Amazon’s Legacy Problem

A recent blog post by fellow Cloud curmudgeon Ben Kepes shined the light on a few of the unsightly ingredients in the Amazon Web Services (AWS) Cloud sausage. Apparently, many AWS services depend upon Elastic Block Storage (EBS) solely in their first Cloud data center region, US-East-1. And while AWS generally touts a horizontally distributed, Cloud friendly architecture, this unfortunate dependence on EBS is a single point of failure. Oops.

Amazon is unlikely to provide a full explanation of this architectural faux pas, but Kepes surmises that the problem is that US-East-1 is their oldest data center, and thus Amazon hadn’t really worked out how best to architect their Cloud when they set it up. In other words, US-East-1 has a serious legacy problem.

If the problem simply centered on the technology, then this issue would be minimal. After all, tech refreshes are commonplace in today’s IT environments, and Amazon surely instituted a plan to replace and update aging technology long before AWS was a twinkle in the ecommerce bookseller’s eye. But the EBS single point of failure problem isn’t a legacy technology problem at all. It’s a legacy architecture problem.

Unfortunately for Amazon (and for its thousands of customers), legacy architecture challenges are extraordinarily difficult to resolve, even in the enterprise IT context. But Cloud Computing raises the stakes. The Cloud provider context layers complexity on this already intractable issue, because customers’ Cloud architectures leverage Amazon’s internal architecture. Changing AWS’s inner workings might have a cascading ripple effect across its customers’ architectures, which would be a catastrophe eclipsing the bad publicity from any downtime that might result from the EBS single point of failure.

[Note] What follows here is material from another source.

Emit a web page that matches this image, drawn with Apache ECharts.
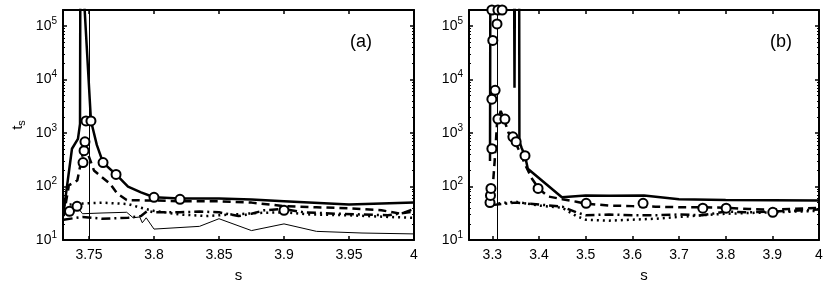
<!DOCTYPE html>
<html><head><meta charset="utf-8">
<script src="https://cdn.jsdelivr.net/npm/echarts@6/dist/echarts.min.js"></script>
<style>html,body{margin:0;padding:0;background:#fff}#c{width:830px;height:288px}</style>
</head><body><div id="c"></div>
<script>
// ---- axes ----
const xTicksA = [3.75, 3.8, 3.85, 3.9, 3.95, 4];
const xTicksB = [3.3, 3.4, 3.5, 3.6, 3.7, 3.8, 3.9, 4];
const yRange = [10, 200000];
const xRangeA = [3.73, 4];
const xRangeB = [3.25, 4];
const vlineA = [3.7454];
const vlineB = [3.312];
const panelLabels = ['(a)', '(b)'];

// ---- panel (a) ----
const aSolid = [[3.7305,34],[3.7369,509],[3.7415,780],[3.7431,1480],[3.7434,5e6],[3.7515,1700],[3.756,600],[3.7608,280],[3.7708,168],[3.78,100],[3.79,78],[3.8,63],[3.82,60],[3.85,60],[3.875,57],[3.9,53],[3.95,46],[3.975,48],[4.0,50]];
const aDashed = [[3.7305,28],[3.7345,105],[3.741,130],[3.7455,450],[3.749,420],[3.7538,200],[3.7585,160],[3.766,114],[3.7715,75],[3.779,56],[3.79,55],[3.8,55],[3.82,53],[3.85,53],[3.875,50],[3.9,43],[3.925,41],[3.95,39],[3.975,36],[3.99,31],[4.0,38]];
const aDashDot = [[3.7305,24],[3.745,27],[3.76,25],[3.78,26],[3.79,28],[3.795,35],[3.8,33],[3.82,33],[3.835,34],[3.85,33],[3.865,28],[3.875,31],[3.885,36],[3.9,38],[3.915,33],[3.94,31],[3.96,30],[3.98,29],[4.0,34]];
const aDotted = [[3.7305,45],[3.745,48],[3.76,50],[3.78,47],[3.79,40],[3.8,35],[3.82,30],[3.84,28],[3.86,30],[3.88,32],[3.9,33],[3.92,30],[3.95,29],[3.98,27],[4.0,26]];
const aThin = [[3.7408,42],[3.745,31],[3.76,32],[3.779,33],[3.784,26],[3.789,27],[3.791,21],[3.794,26],[3.8,16],[3.835,18],[3.85,25],[3.875,15],[3.9,20],[3.925,14.5],[3.96,13.5],[4.0,13]];
const aCircles = [[3.735,34.5],[3.7408,42.7],[3.7454,280],[3.7462,468],[3.7469,687],[3.7477,1683],[3.7515,1683],[3.7608,280],[3.7708,168],[3.8,62.8],[3.82,57.7],[3.9,36]];

// ---- panel (b) ----
const bSolid = [[3.295,300],[3.2965,1e9],[3.3453,1e9],[3.3475,7000],[3.3497,1e9],[3.357,1e9],[3.358,700],[3.363,520],[3.37,377],[3.376,215],[3.449,63],[3.5,68],[3.55,67],[3.625,68],[3.7,58],[3.8,56],[4.0,55]];
const bDashed = [[3.298,45],[3.305,300],[3.31,1500],[3.318,2600],[3.325,1800],[3.335,1000],[3.35,650],[3.36,420],[3.37,260],[3.385,140],[3.4,90],[3.42,65],[3.45,58],[3.48,52],[3.5,48],[3.55,44],[3.6,43],[3.65,42],[3.7,41],[3.75,41],[3.8,40],[3.85,38],[3.9,37],[4.0,40]];
const bDashDot = [[3.3,45],[3.35,50],[3.4,46],[3.45,42],[3.48,33],[3.5,29],[3.55,30],[3.6,29],[3.65,29],[3.7,30],[3.75,29],[3.8,34],[3.85,33],[3.9,34],[4.0,37]];
const bDotted = [[3.3,47],[3.35,52],[3.4,44],[3.45,40],[3.48,28],[3.5,24],[3.55,23],[3.6,24],[3.65,25],[3.7,27],[3.75,29],[3.8,31],[3.9,33],[4.0,35]];
const bCircles = [[3.295,50],[3.296,68],[3.297,92],[3.299,509],[3.299,4300],[3.306,6300],[3.301,54000],[3.31,110000],[3.299,200000],[3.312,200000],[3.321,200000],[3.312,1830],[3.327,1830],[3.344,850],[3.351,690],[3.37,377],[3.398,92],[3.501,48.5],[3.623,48.5],[3.751,39.3],[3.801,39.3],[3.901,33]];

const FONT = 'Liberation Sans, Arial, Helvetica, sans-serif';
const chart = echarts.init(document.getElementById('c'), null, {renderer: 'canvas'});

function fmtX(v) { return String(+v.toFixed(2)); }
function fmtY(v) {
  const e = Math.log10(v);
  if (Math.abs(e - Math.round(e)) > 1e-6) return '';
  return '{b|10}{e|' + Math.round(e) + '}';
}
const axLine = {show: true, lineStyle: {color: '#000', width: 2}};
function xAx(grid, range, ticks, pos, name) {
  return {
    type: 'value', gridIndex: grid, position: pos, min: range[0], max: range[1],
    axisLine: axLine,
    axisTick: {show: true, inside: true, length: 4, customValues: ticks, lineStyle: {color: '#000', width: 1.5}},
    axisLabel: {show: pos === 'bottom', customValues: ticks, formatter: fmtX, color: '#000', fontFamily: FONT, fontSize: 14, margin: 8},
    splitLine: {show: false},
    name: pos === 'bottom' ? name : '', nameLocation: 'middle', nameGap: 28,
    nameTextStyle: {color: '#000', fontFamily: FONT, fontSize: 15}
  };
}
function yAx(grid, pos, withName) {
  return {
    type: 'log', logBase: 10, gridIndex: grid, position: pos, min: yRange[0], max: yRange[1],
    axisLine: axLine,
    axisTick: {show: true, inside: true, length: 4, lineStyle: {color: '#000', width: 1.5}},
    minorTick: {show: true, splitNumber: 9, length: 2, lineStyle: {color: '#000', width: 1}},
    axisLabel: {show: pos === 'left', formatter: fmtY, color: '#000', margin: 6,
      rich: {b: {fontSize: 14, fontFamily: FONT, color: '#000'},
             e: {fontSize: 10, fontFamily: FONT, color: '#000', padding: [0, 0, 10, 0]}}},
    splitLine: {show: false}, minorSplitLine: {show: false},
    name: withName ? '{t|t}{s|s}' : '', nameLocation: 'middle', nameRotate: 90, nameGap: 36,
    nameTextStyle: {rich: {t: {fontSize: 15, fontFamily: FONT, color: '#000'},
                           s: {fontSize: 11, fontFamily: FONT, color: '#000', padding: [7, 0, 0, 0]}}}
  };
}
function line(data, xi, yi, width, type) {
  return {type: 'line', data: data, xAxisIndex: xi, yAxisIndex: yi, showSymbol: false, symbol: 'none',
    lineStyle: {color: '#000', width: width, type: type}, z: 2, animation: false};
}
function circles(data, xi, yi, vlines) {
  return {type: 'scatter', data: data, xAxisIndex: xi, yAxisIndex: yi, symbol: 'circle', symbolSize: 9,
    itemStyle: {color: '#fff', borderColor: '#000', borderWidth: 2, opacity: 1}, z: 5, animation: false,
    markLine: {silent: true, symbol: 'none', label: {show: false}, animation: false,
      lineStyle: {color: '#000', width: 1, type: 'solid', opacity: 1},
      data: vlines.map(v => ({xAxis: v}))}};
}
const DASH = [8, 5], DASHDOT = [9, 4, 2, 4], DOT = [2, 4];

chart.setOption({
  animation: false,
  backgroundColor: '#fff',
  grid: [
    {left: 63, top: 10, width: 351, height: 232},
    {left: 469, top: 10, width: 350, height: 232}
  ],
  xAxis: [
    xAx(0, xRangeA, xTicksA, 'bottom', 's'),
    xAx(0, xRangeA, xTicksA, 'top', ''),
    xAx(1, xRangeB, xTicksB, 'bottom', 's'),
    xAx(1, xRangeB, xTicksB, 'top', '')
  ],
  yAxis: [
    yAx(0, 'left', true),
    yAx(0, 'right', false),
    yAx(1, 'left', false),
    yAx(1, 'right', false)
  ],
  graphic: [
    {type: 'text', left: 350, top: 33, style: {text: panelLabels[0], font: '18px ' + FONT, fill: '#000'}},
    {type: 'text', left: 770, top: 33, style: {text: panelLabels[1], font: '18px ' + FONT, fill: '#000'}}
  ],
  series: [
    line(aThin, 0, 0, 1, 'solid'),
    line(aDotted, 0, 0, 2.5, DOT),
    line(aDashDot, 0, 0, 2.5, DASHDOT),
    line(aDashed, 0, 0, 2.5, DASH),
    line(aSolid, 0, 0, 2.5, 'solid'),
    circles(aCircles, 0, 0, vlineA),
    line(bDotted, 2, 2, 2.5, DOT),
    line(bDashDot, 2, 2, 2.5, DASHDOT),
    line(bDashed, 2, 2, 2.5, DASH),
    line(bSolid, 2, 2, 2.5, 'solid'),
    circles(bCircles, 2, 2, vlineB)
  ]
});
</script></body></html>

Amazon has a serious problem on their hands. They must proceed with extreme caution. Will they be able to fix their architecture without bringing down the AWS house of cards? Perhaps. My prediction is that they will eventually fix this legacy architecture issue with minimal customer downtime – but not without any downtime. The question for you is: will you be one of the unlucky customers to get caught by Amazon’s legacy architecture?